Con deliberazione n.722 del 23 luglio 1993 presso Caltanissetta, l’ESA e il Comune di Monreale, territorio entro cui ricade Borgo Schirò, formalizzarono l’acquisizione del centro secondo quanto deciso con gli atti del 30 giugno 1992 n.79 del Consiglio Comunale di Monreale, approvata dal C.P.C. di Palermo nella seduta del seguente 14 luglio e per gli effetti della Legge 890/1942. In base all’Art.1 della stessa Legge, gli edifici e gli impianti di competenza comunale dei Borghi Rurali dovevano essere trasferiti gratuitamente ai Comuni con il vincolo della destinazione perpetua ad uso di pubblica utilità.
Gli ultimi esercizi rimasti attivi fino a pochi anni fa furono il tabaccaio e la chiesa, curata dai monaci del vicino Santuario di Tagliavia. Come spesso accade, anche in questo caso vari sono stati i tentativi di recupero ma fin’ora l’assegnazione e la rinascita sembrano essere lontani.

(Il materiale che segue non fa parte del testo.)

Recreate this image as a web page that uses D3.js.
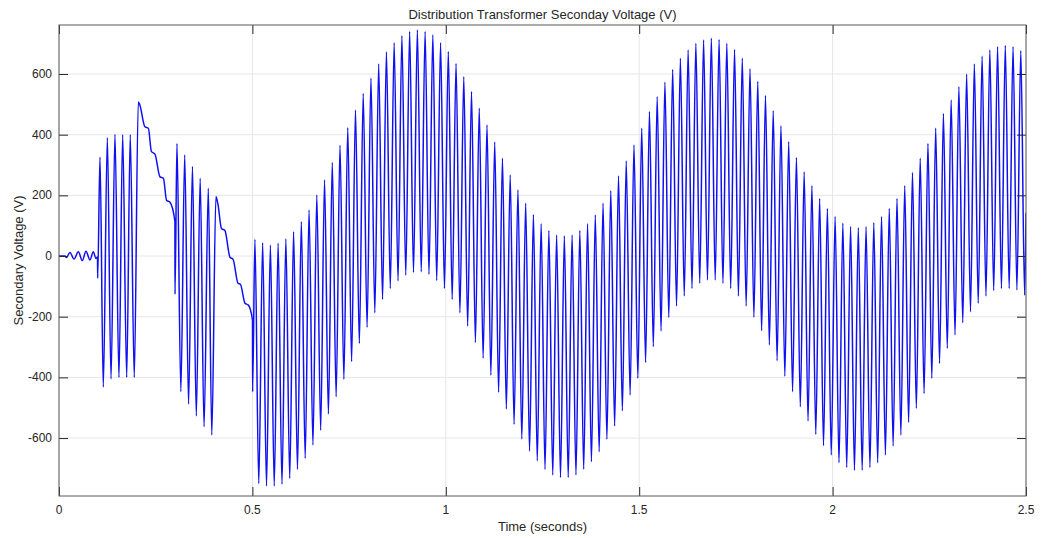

Il borgo acusticamente risente della sua posizione di transito. Questo, oltre alla presenza di macchine, si traduce nel passaggio di mandrie e di allevatori, elemento che va considerato in un analisi generale sul suono. Il borgo acquisisce oggetti di abbandono, da bidoni della benzina, fino a spazzatura di  vario genere, dalla frutta marcia fino a materiali metallici, smaltiti grossolanamente. Il lavoro su Borgo Schirò si è concentrato maggiormente sui differenti materiali, in particolare sulla loro funzione sonora, materiali che scricchiolavano, legni e reti metalliche; materiali che potevi far rotolare a terra, i bidoni; materiali all’interno della chiesa, pietre e vetri.
Le differenti riprese microfoniche e il montaggio hanno voluto sottolineare questi aspetti insieme al paesaggio in sè, un vento che non dà tregua e che muove il grano, gli alberi e fa arrivare i suoni degli animali lontano tra le colline. L’atrio accanto alla chiesa e la chiesa, sono i due luoghi che maggiormente presentano caratteristiche in temini di riverbero e possono essere usati per espedienti compositivi sonori futuri.